Pope and prelates told of the joys of sex

An Australian couple have told Pope Francis, cardinals and bishops at a special Vatican session of the joys of sex.

Pope Francis, cardinals and bishops from around the world have been given an unexpected lecture on the joys of sex, from an Australian couple brought in to talk about what makes a marriage last.

Ron and Mavis Pirola, Catholics and parents of four from Sydney told a Vatican gathering of some 200 prelates that sexual attraction brought them together 57 years ago and that sex has helped keep them married for 55 years.

"The little things we did for each other, the telephone calls and love notes, the way we planned our day around each other and the things we shared were outward expressions of our longing to be intimate with each other," the couple said in a joint statement to the closed meeting late on Monday.

"Gradually we came to see that the only feature that distinguishes our sacramental relationship from that of any other good Christ-centred relationship is sexual intimacy, and that marriage is a sexual sacrament with its fullest expression in sexual intercourse."

The audience of celibate men was a bit taken aback.

"That's not what we bishops talk about mostly, quite honestly," a sheepish British Cardinal Vincent Nichols told reporters on Tuesday.

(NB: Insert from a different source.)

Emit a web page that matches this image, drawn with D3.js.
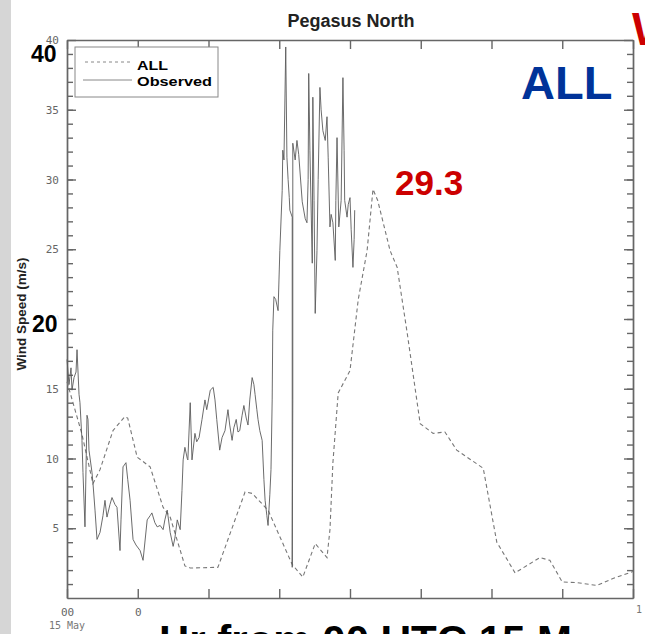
<!DOCTYPE html>
<html>
<head>
<meta charset="utf-8">
<script src="https://cdn.jsdelivr.net/npm/d3@7"></script>
<style>
  body { margin: 0; background: #fff; }
  svg { display: block; }
  .tick text { font-family: "DejaVu Sans Mono", monospace; font-size: 11px; fill: #666; }
  .axis path, .axis line { stroke: #666; stroke-width: 1.4; }
</style>
</head>
<body>
<div id="chart"></div>
<script>
// Data (hours from 00 UTC 15 May, wind speed m/s)
var allHours = [0, 2.5, 4.4, 5.6, 7.8, 9.8, 10.3, 11.9, 14.1, 16.3, 17.5, 20.0, 20.9, 25.6, 30.2, 31.4, 34.1,
    38.2, 40.0, 42.1, 44.1, 44.6, 45.1, 46.0, 48.0, 49.4, 50.9, 51.9, 52.7, 54.8, 56.0, 57.7, 59.9, 62.1,
    64.1, 66.1, 70.6, 72.9, 76.0, 80.2, 81.9, 84.0, 86.5, 89.9, 92.6, 96];
var allSpeed = [15.5, 11.8, 8.2, 9.2, 12.0, 13.0, 12.9, 10.1, 9.4, 6.5, 5.8, 2.3, 2.15, 2.2, 7.6, 7.5, 6.3,
    2.4, 1.5, 3.9, 2.9, 4.9, 9.7, 14.7, 16.3, 21.4, 24.9, 29.3, 28.5, 24.9, 23.7, 19.0, 12.5, 11.8,
    11.9, 10.6, 9.3, 4.0, 1.8, 2.9, 2.7, 1.15, 1.1, 0.9, 1.4, 1.9];

var obsHours = [0, 0.34, 0.68, 0.85, 1.19, 1.53, 1.7, 2.04, 2.2, 2.54, 2.71, 3.05, 3.22, 3.39, 3.56, 3.73,
    4.24, 4.41, 4.75, 5.09, 5.6, 6.1, 6.44, 6.78, 7.29, 7.63, 8.14, 8.48, 8.99, 9.16, 9.5, 10.0, 10.3,
    10.7, 11.2, 11.7, 12.4, 12.9, 13.6, 14.1, 14.4, 14.9, 15.3, 15.8, 16.3, 16.6, 17.0, 17.5, 18.0,
    18.3, 18.7, 19.2, 19.5, 19.7, 20.0, 20.4, 20.5, 20.9, 21.2, 21.7, 22.0, 22.4, 22.9, 23.4, 23.7,
    24.3, 24.8, 25.1, 25.4, 25.9, 26.3, 26.8, 27.3, 27.6, 28.0, 28.3, 28.7, 29.0, 29.3, 29.7, 30.0,
    30.4, 30.7, 31.0, 31.4, 31.7, 31.9, 32.2, 32.4, 32.7, 33.1, 33.4, 33.6, 33.9, 34.1, 34.4, 34.6,
    34.8, 34.9, 35.1, 35.4, 35.8, 36.1, 36.5, 36.6, 36.8, 37.1, 37.3, 37.5, 37.7, 37.8, 38.2, 38.2,
    38.3, 38.3, 38.7, 39.0, 39.3, 39.9, 40.4, 40.7, 40.9, 41.0, 41.2, 41.6, 41.7, 41.9, 42.1, 42.4,
    42.6, 42.9, 43.1, 43.4, 43.8, 44.1, 44.3, 44.6, 44.8, 45.1, 45.5, 45.6, 45.8, 46.1, 46.5, 46.8,
    47.0, 47.1, 47.5, 47.7, 48.0, 48.2, 48.5, 48.7, 48.8];
var obsSpeed = [17.1, 15.3, 16.5, 14.9, 15.8, 16.2, 17.8, 14.6, 14.0, 11.3, 9.0, 5.1, 9.2, 13.1, 12.8, 10.6,
    9.0, 8.2, 6.3, 4.2, 4.7, 5.9, 7.0, 5.8, 6.7, 7.2, 6.7, 6.5, 3.4, 5.6, 9.4, 9.7, 8.5,
    7.0, 4.2, 3.8, 3.4, 2.7, 5.6, 5.9, 6.1, 5.4, 5.1, 5.2, 4.9, 5.6, 6.3, 4.7, 3.7,
    4.3, 5.6, 4.9, 7.7, 9.9, 10.8, 10.0, 9.9, 14.0, 9.9, 11.8, 11.2, 11.5, 12.8, 14.2, 13.5,
    14.9, 15.1, 14.2, 12.8, 10.6, 11.5, 12.0, 13.5, 12.4, 11.3, 12.2, 12.8, 11.9, 12.0, 13.1, 13.8,
    12.9, 12.4, 14.2, 15.8, 15.3, 14.6, 13.5, 12.8, 12.0, 11.3, 8.5, 7.0, 5.9, 5.2, 7.4, 9.2,
    14.2, 19.2, 21.6, 21.4, 20.6, 24.9, 29.2, 32.1, 31.4, 39.5, 31.6, 30.0, 28.7, 27.8, 27.3, 2.2,
    14.2, 32.6, 31.4, 32.8, 31.8, 28.4, 27.2, 26.9, 30.0, 37.6, 32.1, 24.0, 35.9, 28.5, 20.4, 24.9,
    30.0, 36.6, 35.0, 33.5, 32.8, 34.5, 31.6, 26.6, 27.5, 26.9, 24.2, 28.5, 33.0, 26.6, 28.5, 37.3,
    32.1, 28.5, 27.3, 28.2, 28.7, 26.4, 23.7, 25.7, 27.8];

var yTicks = [5, 10, 15, 20, 25, 30, 35, 40];
var xTicks = [0, 12, 24, 36, 48, 60, 72, 84, 96];
var xTickLabels = ["00", "0", "", "", "", "", "", "", ""];

// Setup
var width = 645, height = 634;
var margin = {top: 40, right: 12, bottom: 36, left: 67};

var svg = d3.select("#chart").append("svg")
    .attr("width", width)
    .attr("height", height);

// textured strip on the left edge
svg.append("rect").attr("x", 0).attr("y", 0).attr("width", 11).attr("height", height)
    .attr("fill", "#d6d6d6");

var x = d3.scaleLinear().domain([0, 96]).range([margin.left, width - margin.right]);
var y = d3.scaleLinear().domain([0, 40]).range([height - margin.bottom, margin.top]);

// Axes (ticks point inward)
var minor = d3.range(1, 40);

svg.append("g").attr("class", "axis")
    .attr("transform", "translate(" + x(0) + ",0)")
    .call(d3.axisLeft(y).tickValues(minor).tickSize(-6).tickSizeOuter(0).tickFormat(""));
svg.append("g").attr("class", "axis")
    .attr("transform", "translate(" + x(0) + ",0)")
    .call(d3.axisLeft(y).tickValues(yTicks).tickSize(-9).tickSizeOuter(0).tickPadding(8));

svg.append("g").attr("class", "axis")
    .attr("transform", "translate(" + x(96) + ",0)")
    .call(d3.axisRight(y).tickValues(minor).tickSize(-6).tickSizeOuter(0).tickFormat(""));
svg.append("g").attr("class", "axis")
    .attr("transform", "translate(" + x(96) + ",0)")
    .call(d3.axisRight(y).tickValues(yTicks).tickSize(-9).tickSizeOuter(0).tickFormat(""));

svg.append("g").attr("class", "axis")
    .attr("transform", "translate(0," + y(0) + ")")
    .call(d3.axisBottom(x).tickValues(xTicks).tickSize(-9).tickSizeOuter(0).tickPadding(10)
        .tickFormat(function(d, i) { return xTickLabels[i]; }));
svg.append("g").attr("class", "axis")
    .attr("transform", "translate(0," + y(40) + ")")
    .call(d3.axisTop(x).tickValues(xTicks).tickSize(-9).tickSizeOuter(0).tickFormat(""));

svg.append("text").attr("x", x(0)).attr("y", 629)
    .attr("text-anchor", "middle")
    .style("font-family", "DejaVu Sans Mono, monospace").style("font-size", "10px").style("fill", "#777")
    .text("15 May");
svg.append("text").attr("x", 636).attr("y", 613)
    .style("font-family", "DejaVu Sans Mono, monospace").style("font-size", "10px").style("fill", "#777")
    .text("1");

// Lines
var allData = allHours.map(function(h, i) { return [h, allSpeed[i]]; });
var obsData = obsHours.map(function(h, i) { return [h, obsSpeed[i]]; });

var line = d3.line()
    .x(function(d) { return x(d[0]); })
    .y(function(d) { return y(d[1]); });

svg.append("path").datum(allData)
    .attr("d", line)
    .attr("fill", "none")
    .attr("stroke", "#777")
    .attr("stroke-width", 1.1)
    .attr("stroke-dasharray", "4,3");

svg.append("path").datum(obsData)
    .attr("d", line)
    .attr("fill", "none")
    .attr("stroke", "#5a5a5a")
    .attr("stroke-width", 0.9);

// Legend
var legend = svg.append("g");
legend.append("rect").attr("x", 75).attr("y", 47).attr("width", 143).attr("height", 50)
    .attr("fill", "#fff").attr("stroke", "#888").attr("stroke-width", 1);
legend.append("line").attr("x1", 85).attr("x2", 132).attr("y1", 62).attr("y2", 62)
    .attr("stroke", "#888").attr("stroke-dasharray", "3,3");
legend.append("line").attr("x1", 83).attr("x2", 132).attr("y1", 80).attr("y2", 80)
    .attr("stroke", "#888");
legend.append("text").attr("x", 137).attr("y", 70).text("ALL")
    .attr("textLength", 31).attr("lengthAdjust", "spacingAndGlyphs")
    .style("font-family", "Liberation Sans, Arial, sans-serif").style("font-weight", "bold").style("font-size", "12px");
legend.append("text").attr("x", 137).attr("y", 86).text("Observed")
    .attr("textLength", 75).attr("lengthAdjust", "spacingAndGlyphs")
    .style("font-family", "Liberation Sans, Arial, sans-serif").style("font-weight", "bold").style("font-size", "12px");

// Titles
svg.append("text").attr("x", 351).attr("y", 27).attr("text-anchor", "middle")
    .style("font-family", "Liberation Sans, Arial, sans-serif").style("font-weight", "bold")
    .style("font-size", "18px").style("fill", "#222")
    .text("Pegasus North");

svg.append("text").attr("transform", "translate(26,314) rotate(-90)").attr("text-anchor", "middle")
    .style("font-family", "Liberation Sans, Arial, sans-serif").style("font-weight", "bold")
    .style("font-size", "13.5px").style("fill", "#222")
    .text("Wind Speed (m/s)");

// Overlay annotations
function bigText(tx, ty, size, color, str, halo) {
    var t = svg.append("text").attr("x", tx).attr("y", ty)
        .style("font-family", "Liberation Sans, Arial, sans-serif").style("font-weight", "bold")
        .style("font-size", size + "px").style("fill", color)
        .text(str);
    if (halo) {
        t.style("stroke", "#fff").style("stroke-width", 5).style("paint-order", "stroke");
    }
}
bigText(31, 62, 23, "#000", "40");
bigText(32, 332, 23, "#000", "20", true);
bigText(521, 99, 47, "#003399", "ALL");
bigText(395, 195, 35, "#cc0000", "29.3");
bigText(632, 45, 46, "#cc0000", "W");
bigText(159, 655, 42, "#000", "Hr from 00 UTC 15 M");
</script>
</body>
</html>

"But to hear that as the opening contribution did, I think, open an area ... and it was a recognition that that is central to the wellbeing of marriage often."

The Pirolas told the gathering that they occasionally read church documents on family matters, "but they seemed to be from another planet, with difficult language and not terribly relevant to our own experiences."

Pope Francis called the two-week meeting of bishops to try to figure out how to make church teaching on a host of Catholic family issues - marriage, divorce, homosexuality and yes, sex - more relevant to today's Catholics.

The Pirolas also told the story of how devout Catholic friends reacted when their gay son wanted to bring his partner home to a Christmas gathering.

"They fully believed in the church's teachings and they knew their grandchildren would see them welcome the son and his partner into the family," they said. "Their response could be summed up in three words: 'He's our son."'

Nichols said the synod gave the Pirolas a round of applause.

In an indication, though, that opposition to such a welcoming position remains high, a group of conservative Catholic groups blasted the Pirola's example as "damaging" to the church.

"The unqualified welcome of homosexual couples into family and parish environments in fact damages everybody, by serving to normalise the disorder of homosexuality," said Maria Madise, coordinator of Voice of the Family in a statement.